To be done
Write the lines out exactly as they stand, from the one containing "Convert this chart to matplotlib code." through the one containing "0.32, 0.52, 0.65]", and only those. Omit pictures.

Supplied information
########

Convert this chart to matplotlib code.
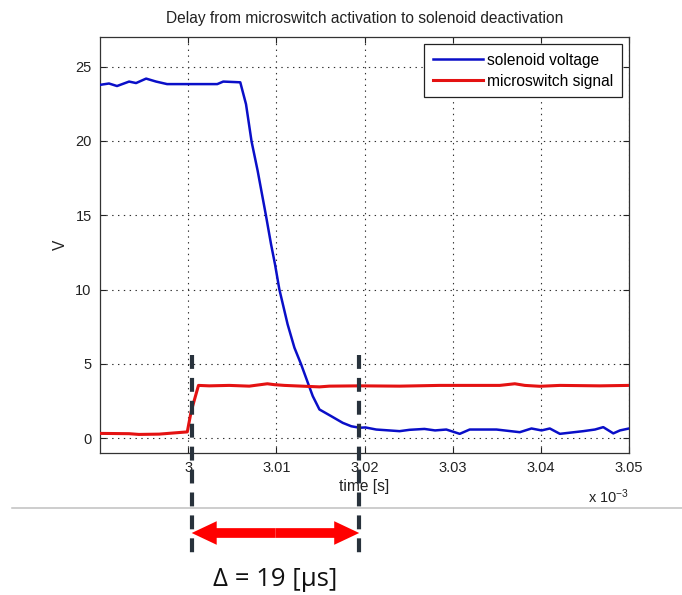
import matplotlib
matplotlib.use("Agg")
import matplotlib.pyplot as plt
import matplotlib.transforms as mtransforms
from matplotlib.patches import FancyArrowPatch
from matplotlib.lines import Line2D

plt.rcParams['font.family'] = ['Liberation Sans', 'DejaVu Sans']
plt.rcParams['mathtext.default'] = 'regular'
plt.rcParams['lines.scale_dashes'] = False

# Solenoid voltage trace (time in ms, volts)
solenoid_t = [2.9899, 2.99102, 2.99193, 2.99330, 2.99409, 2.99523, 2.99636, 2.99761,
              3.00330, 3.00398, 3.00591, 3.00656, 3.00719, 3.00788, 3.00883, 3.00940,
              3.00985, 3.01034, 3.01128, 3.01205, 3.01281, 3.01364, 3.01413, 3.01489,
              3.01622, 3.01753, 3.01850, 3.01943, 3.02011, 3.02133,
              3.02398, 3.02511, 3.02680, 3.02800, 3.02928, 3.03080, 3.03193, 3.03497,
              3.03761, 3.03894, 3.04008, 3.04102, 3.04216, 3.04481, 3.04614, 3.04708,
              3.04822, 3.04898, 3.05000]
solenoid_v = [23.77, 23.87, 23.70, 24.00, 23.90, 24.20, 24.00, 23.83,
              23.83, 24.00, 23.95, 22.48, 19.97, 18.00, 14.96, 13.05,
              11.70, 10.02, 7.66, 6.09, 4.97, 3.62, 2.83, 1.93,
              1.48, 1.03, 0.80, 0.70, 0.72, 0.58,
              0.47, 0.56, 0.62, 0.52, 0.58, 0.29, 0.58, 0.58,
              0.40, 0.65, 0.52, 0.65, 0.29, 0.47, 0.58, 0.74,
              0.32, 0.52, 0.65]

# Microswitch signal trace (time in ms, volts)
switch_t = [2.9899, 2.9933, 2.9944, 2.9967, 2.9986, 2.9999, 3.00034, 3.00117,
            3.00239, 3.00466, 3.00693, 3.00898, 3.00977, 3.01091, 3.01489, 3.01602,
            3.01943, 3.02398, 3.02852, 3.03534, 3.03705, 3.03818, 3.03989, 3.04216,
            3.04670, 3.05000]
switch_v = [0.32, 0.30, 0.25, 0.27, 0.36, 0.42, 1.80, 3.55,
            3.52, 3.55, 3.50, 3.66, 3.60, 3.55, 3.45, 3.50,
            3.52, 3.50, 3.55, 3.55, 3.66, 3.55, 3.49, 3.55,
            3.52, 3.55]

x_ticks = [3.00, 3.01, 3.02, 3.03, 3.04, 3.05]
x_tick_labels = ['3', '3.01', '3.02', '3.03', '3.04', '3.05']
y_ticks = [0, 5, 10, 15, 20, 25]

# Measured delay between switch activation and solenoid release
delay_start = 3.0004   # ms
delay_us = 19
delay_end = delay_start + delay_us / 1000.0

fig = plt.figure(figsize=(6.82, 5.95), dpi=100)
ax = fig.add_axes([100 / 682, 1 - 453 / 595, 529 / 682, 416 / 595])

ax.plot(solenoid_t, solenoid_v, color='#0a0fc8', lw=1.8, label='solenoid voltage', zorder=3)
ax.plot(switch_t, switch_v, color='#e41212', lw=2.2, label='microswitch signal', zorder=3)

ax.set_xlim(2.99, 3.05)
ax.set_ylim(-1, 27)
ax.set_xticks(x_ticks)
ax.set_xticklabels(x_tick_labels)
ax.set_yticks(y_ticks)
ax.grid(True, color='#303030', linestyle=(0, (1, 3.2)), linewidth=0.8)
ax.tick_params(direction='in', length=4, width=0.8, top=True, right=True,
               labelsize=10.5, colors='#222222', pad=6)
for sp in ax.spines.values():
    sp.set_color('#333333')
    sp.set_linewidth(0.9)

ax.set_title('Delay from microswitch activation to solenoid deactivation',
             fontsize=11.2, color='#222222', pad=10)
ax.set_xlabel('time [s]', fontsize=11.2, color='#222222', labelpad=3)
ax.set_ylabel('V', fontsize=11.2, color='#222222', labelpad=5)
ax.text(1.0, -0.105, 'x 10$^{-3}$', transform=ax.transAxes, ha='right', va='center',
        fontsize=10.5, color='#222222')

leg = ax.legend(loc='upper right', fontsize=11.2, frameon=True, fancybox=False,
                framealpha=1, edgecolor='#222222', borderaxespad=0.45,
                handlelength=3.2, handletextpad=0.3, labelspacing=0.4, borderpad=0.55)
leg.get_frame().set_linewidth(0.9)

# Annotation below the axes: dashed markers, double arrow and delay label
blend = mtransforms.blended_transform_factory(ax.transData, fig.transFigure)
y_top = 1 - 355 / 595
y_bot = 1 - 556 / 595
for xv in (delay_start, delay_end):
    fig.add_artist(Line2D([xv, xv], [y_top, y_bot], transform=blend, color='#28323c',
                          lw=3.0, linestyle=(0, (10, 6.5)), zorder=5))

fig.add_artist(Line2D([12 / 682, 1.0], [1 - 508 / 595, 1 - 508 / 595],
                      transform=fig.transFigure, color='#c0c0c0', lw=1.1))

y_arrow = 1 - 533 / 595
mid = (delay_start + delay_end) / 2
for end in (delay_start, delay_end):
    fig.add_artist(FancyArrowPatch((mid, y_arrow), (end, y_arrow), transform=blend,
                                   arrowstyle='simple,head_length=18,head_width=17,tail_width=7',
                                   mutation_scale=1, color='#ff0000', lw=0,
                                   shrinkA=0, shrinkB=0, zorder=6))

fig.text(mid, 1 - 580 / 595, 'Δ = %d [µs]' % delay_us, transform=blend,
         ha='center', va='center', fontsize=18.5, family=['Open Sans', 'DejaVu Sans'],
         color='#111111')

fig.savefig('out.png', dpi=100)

########

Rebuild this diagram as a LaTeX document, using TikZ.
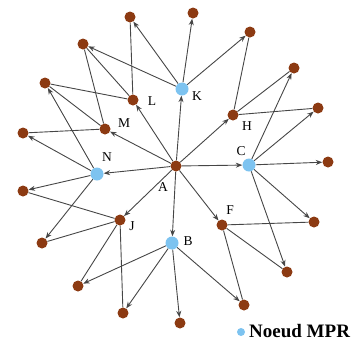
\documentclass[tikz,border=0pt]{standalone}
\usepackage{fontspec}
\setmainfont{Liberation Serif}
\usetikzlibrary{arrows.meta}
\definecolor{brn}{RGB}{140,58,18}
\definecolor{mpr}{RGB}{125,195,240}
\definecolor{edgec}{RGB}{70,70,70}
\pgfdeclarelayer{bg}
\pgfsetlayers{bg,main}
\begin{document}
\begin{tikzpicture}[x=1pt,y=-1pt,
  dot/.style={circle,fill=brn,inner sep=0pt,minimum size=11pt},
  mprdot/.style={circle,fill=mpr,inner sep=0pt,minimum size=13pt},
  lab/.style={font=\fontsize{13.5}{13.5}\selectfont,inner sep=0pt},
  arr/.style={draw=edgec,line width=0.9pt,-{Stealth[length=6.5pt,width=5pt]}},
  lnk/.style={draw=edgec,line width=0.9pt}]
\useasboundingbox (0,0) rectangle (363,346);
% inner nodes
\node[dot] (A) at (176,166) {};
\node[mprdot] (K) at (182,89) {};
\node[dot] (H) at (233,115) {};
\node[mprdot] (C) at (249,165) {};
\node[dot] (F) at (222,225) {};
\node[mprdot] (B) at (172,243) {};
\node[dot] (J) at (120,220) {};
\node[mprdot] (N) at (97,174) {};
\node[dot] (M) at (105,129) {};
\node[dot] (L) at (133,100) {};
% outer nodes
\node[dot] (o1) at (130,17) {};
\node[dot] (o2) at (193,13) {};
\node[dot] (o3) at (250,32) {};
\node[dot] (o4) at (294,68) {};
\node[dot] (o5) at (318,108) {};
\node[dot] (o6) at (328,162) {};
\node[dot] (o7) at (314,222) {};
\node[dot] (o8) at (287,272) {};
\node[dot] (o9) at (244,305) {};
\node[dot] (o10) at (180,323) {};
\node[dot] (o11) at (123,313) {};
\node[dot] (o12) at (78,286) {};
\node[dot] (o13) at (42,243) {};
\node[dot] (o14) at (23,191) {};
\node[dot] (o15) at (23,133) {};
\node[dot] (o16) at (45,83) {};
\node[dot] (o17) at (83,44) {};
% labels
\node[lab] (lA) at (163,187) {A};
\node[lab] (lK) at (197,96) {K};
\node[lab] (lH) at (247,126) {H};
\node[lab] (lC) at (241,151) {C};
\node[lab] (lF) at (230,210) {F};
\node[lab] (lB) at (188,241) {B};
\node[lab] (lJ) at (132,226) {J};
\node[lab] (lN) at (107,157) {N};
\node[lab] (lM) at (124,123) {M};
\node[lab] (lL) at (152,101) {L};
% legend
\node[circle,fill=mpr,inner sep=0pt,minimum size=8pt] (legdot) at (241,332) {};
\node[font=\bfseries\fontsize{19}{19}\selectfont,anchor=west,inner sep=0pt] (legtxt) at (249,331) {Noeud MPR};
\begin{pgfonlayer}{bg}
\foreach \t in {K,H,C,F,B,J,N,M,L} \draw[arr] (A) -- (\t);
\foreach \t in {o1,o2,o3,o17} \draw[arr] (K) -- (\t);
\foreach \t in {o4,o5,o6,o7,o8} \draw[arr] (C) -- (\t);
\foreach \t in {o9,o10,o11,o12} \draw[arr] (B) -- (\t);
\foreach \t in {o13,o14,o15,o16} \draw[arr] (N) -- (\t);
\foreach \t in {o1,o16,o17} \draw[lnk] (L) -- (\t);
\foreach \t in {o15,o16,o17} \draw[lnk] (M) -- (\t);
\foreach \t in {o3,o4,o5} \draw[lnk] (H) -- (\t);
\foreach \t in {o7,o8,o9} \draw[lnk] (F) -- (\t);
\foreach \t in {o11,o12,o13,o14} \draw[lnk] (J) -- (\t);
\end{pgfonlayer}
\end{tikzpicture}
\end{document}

########

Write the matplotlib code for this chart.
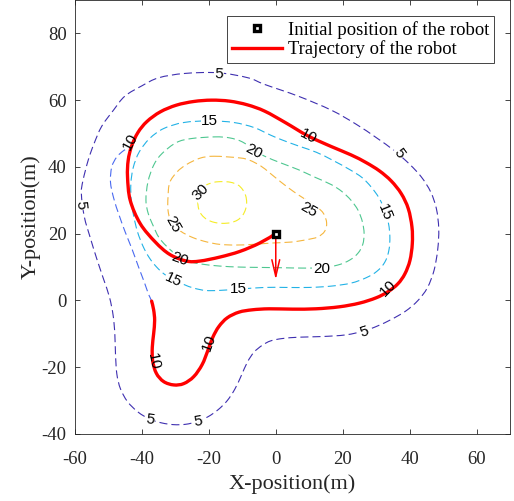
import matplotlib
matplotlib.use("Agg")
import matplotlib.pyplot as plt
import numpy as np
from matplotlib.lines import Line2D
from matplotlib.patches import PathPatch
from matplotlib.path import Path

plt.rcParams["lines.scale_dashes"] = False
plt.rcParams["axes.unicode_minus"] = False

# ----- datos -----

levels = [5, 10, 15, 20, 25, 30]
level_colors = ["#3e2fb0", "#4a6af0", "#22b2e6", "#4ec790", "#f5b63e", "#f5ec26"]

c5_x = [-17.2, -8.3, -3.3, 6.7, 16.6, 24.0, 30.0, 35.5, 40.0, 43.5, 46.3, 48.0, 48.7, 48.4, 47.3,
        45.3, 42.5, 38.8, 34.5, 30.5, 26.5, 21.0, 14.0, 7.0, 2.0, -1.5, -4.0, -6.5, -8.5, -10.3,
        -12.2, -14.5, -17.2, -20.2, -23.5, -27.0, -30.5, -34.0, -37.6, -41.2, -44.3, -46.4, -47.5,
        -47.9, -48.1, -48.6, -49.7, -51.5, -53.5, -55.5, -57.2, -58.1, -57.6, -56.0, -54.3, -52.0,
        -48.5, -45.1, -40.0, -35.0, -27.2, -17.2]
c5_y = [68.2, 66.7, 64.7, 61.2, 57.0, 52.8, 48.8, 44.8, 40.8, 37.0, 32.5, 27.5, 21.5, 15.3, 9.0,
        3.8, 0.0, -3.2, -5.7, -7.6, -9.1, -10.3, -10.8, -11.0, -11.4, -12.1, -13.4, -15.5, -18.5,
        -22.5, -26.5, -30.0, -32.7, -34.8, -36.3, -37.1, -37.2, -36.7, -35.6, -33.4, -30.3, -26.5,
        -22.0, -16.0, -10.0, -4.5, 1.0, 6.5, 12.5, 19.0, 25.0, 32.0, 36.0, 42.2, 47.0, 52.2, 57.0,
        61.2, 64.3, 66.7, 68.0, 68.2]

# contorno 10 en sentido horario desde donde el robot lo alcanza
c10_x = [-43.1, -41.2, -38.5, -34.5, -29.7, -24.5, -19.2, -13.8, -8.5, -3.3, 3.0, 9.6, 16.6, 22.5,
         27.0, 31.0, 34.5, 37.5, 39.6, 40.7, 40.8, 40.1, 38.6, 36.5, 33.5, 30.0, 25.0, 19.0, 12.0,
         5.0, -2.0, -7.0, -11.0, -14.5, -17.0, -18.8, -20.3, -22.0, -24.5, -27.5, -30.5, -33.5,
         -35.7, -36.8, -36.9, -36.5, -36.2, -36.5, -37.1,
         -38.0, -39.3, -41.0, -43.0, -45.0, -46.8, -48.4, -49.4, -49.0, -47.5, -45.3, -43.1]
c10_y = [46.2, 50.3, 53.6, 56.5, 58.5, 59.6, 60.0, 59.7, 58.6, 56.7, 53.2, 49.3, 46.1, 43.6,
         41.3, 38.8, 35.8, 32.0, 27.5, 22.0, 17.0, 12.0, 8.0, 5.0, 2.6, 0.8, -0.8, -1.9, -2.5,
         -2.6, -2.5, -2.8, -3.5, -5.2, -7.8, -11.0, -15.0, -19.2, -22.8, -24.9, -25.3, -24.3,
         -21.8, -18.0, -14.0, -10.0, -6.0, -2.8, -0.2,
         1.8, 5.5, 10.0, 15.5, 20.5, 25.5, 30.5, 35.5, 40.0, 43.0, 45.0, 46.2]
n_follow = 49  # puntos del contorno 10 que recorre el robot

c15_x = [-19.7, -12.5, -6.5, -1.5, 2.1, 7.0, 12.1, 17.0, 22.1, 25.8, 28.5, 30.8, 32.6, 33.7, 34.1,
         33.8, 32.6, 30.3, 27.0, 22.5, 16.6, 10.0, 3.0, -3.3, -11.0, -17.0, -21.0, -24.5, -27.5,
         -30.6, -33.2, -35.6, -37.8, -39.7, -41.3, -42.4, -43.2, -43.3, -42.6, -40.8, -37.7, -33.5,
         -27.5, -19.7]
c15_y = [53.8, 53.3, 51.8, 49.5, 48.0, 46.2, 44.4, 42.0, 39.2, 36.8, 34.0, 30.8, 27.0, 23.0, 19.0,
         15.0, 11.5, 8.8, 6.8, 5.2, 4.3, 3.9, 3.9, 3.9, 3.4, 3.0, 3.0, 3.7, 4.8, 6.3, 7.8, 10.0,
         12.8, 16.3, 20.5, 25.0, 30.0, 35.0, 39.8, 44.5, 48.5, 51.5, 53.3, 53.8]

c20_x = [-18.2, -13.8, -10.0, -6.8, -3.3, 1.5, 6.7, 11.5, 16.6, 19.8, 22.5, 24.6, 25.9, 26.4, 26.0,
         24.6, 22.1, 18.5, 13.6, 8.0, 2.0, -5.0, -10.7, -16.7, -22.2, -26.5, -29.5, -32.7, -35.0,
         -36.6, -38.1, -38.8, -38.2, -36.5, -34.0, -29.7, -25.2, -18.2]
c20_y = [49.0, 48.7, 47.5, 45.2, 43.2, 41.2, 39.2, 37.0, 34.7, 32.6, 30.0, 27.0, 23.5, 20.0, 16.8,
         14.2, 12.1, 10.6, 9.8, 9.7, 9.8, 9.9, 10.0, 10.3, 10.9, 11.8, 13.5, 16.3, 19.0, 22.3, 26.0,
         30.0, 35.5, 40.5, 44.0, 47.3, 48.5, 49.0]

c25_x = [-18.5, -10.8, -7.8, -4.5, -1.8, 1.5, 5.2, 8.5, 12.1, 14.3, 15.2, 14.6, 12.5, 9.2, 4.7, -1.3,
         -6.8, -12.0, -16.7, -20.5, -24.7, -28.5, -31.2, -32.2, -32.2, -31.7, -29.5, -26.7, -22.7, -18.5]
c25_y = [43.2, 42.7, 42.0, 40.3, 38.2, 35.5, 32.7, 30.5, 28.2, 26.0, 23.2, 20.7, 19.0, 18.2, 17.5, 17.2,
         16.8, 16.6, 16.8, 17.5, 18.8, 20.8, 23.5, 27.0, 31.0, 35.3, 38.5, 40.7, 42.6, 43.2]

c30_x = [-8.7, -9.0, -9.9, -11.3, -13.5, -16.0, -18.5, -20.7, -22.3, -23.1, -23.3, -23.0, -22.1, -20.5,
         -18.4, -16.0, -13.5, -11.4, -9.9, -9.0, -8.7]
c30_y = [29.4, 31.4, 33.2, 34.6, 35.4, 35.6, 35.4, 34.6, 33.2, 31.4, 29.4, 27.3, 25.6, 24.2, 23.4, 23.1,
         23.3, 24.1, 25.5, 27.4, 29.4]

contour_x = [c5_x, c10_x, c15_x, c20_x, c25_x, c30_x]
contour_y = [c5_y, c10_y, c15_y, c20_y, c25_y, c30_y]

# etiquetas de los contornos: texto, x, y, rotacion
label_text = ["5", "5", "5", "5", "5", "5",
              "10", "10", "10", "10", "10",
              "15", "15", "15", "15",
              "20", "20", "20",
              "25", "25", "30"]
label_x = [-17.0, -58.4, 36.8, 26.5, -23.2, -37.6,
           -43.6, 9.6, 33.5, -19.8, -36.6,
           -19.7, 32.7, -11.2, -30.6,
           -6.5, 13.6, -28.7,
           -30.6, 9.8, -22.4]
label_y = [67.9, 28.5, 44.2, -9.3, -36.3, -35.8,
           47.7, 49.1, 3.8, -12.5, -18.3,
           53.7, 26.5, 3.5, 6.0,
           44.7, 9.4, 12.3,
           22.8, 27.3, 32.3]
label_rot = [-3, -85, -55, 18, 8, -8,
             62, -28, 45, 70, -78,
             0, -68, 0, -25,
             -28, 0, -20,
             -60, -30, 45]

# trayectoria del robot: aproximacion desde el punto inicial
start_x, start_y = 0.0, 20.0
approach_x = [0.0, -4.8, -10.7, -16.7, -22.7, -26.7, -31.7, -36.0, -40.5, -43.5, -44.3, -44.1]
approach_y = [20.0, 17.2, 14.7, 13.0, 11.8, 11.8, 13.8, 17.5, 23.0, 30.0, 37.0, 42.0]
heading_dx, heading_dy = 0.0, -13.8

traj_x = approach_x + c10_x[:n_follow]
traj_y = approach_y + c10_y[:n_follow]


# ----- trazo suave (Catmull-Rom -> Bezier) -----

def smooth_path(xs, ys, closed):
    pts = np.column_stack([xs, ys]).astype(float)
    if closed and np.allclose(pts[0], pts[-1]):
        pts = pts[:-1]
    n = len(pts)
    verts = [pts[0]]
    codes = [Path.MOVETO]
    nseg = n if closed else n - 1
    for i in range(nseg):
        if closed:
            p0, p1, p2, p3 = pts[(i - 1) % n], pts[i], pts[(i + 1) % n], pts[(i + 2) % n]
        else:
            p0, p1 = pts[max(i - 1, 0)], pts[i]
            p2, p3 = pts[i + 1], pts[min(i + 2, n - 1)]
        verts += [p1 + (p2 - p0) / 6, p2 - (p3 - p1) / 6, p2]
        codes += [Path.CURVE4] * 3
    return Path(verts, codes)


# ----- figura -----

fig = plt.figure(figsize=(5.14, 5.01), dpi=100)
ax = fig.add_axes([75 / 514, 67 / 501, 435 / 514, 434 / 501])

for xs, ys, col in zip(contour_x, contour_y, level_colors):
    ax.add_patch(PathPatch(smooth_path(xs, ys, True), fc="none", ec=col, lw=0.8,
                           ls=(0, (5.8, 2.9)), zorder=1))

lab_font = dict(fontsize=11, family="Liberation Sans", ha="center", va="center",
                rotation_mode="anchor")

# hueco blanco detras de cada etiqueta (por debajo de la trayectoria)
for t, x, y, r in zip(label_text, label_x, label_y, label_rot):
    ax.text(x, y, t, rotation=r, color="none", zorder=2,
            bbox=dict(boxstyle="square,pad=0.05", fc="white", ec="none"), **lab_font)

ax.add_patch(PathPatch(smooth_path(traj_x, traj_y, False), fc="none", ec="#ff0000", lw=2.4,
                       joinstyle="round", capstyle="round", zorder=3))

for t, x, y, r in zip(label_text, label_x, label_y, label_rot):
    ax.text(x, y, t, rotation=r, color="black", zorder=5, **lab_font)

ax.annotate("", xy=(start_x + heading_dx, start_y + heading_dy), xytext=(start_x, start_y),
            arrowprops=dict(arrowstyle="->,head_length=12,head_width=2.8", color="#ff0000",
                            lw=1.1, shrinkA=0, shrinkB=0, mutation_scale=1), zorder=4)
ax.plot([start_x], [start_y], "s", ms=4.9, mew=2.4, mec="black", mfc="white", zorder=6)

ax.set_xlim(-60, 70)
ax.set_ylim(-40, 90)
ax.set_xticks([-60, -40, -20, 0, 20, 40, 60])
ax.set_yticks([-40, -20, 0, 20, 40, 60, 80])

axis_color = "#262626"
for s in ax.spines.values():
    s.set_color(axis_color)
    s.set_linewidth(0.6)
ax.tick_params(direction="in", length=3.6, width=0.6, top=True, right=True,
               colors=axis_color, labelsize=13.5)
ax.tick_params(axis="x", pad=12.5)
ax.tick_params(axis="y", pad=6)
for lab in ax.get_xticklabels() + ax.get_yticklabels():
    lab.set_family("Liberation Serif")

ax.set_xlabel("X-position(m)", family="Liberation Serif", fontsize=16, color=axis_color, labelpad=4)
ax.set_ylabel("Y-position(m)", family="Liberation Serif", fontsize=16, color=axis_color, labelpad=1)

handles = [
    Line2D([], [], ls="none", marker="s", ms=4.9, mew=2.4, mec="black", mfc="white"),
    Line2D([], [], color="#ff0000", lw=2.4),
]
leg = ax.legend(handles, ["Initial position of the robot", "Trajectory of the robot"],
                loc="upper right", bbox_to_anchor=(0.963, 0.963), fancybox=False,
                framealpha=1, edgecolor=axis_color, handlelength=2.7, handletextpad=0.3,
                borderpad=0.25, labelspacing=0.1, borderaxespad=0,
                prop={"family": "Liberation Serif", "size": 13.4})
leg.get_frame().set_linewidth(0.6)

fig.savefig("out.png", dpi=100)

########

Result of the exercise
Convert this chart to matplotlib code.
import matplotlib
matplotlib.use("Agg")
import matplotlib.pyplot as plt
import matplotlib.transforms as mtransforms
from matplotlib.patches import FancyArrowPatch
from matplotlib.lines import Line2D

plt.rcParams['font.family'] = ['Liberation Sans', 'DejaVu Sans']
plt.rcParams['mathtext.default'] = 'regular'
plt.rcParams['lines.scale_dashes'] = False

# Solenoid voltage trace (time in ms, volts)
solenoid_t = [2.9899, 2.99102, 2.99193, 2.99330, 2.99409, 2.99523, 2.99636, 2.99761,
              3.00330, 3.00398, 3.00591, 3.00656, 3.00719, 3.00788, 3.00883, 3.00940,
              3.00985, 3.01034, 3.01128, 3.01205, 3.01281, 3.01364, 3.01413, 3.01489,
              3.01622, 3.01753, 3.01850, 3.01943, 3.02011, 3.02133,
              3.02398, 3.02511, 3.02680, 3.02800, 3.02928, 3.03080, 3.03193, 3.03497,
              3.03761, 3.03894, 3.04008, 3.04102, 3.04216, 3.04481, 3.04614, 3.04708,
              3.04822, 3.04898, 3.05000]
solenoid_v = [23.77, 23.87, 23.70, 24.00, 23.90, 24.20, 24.00, 23.83,
              23.83, 24.00, 23.95, 22.48, 19.97, 18.00, 14.96, 13.05,
              11.70, 10.02, 7.66, 6.09, 4.97, 3.62, 2.83, 1.93,
              1.48, 1.03, 0.80, 0.70, 0.72, 0.58,
              0.47, 0.56, 0.62, 0.52, 0.58, 0.29, 0.58, 0.58,
              0.40, 0.65, 0.52, 0.65, 0.29, 0.47, 0.58, 0.74,
              0.32, 0.52, 0.65]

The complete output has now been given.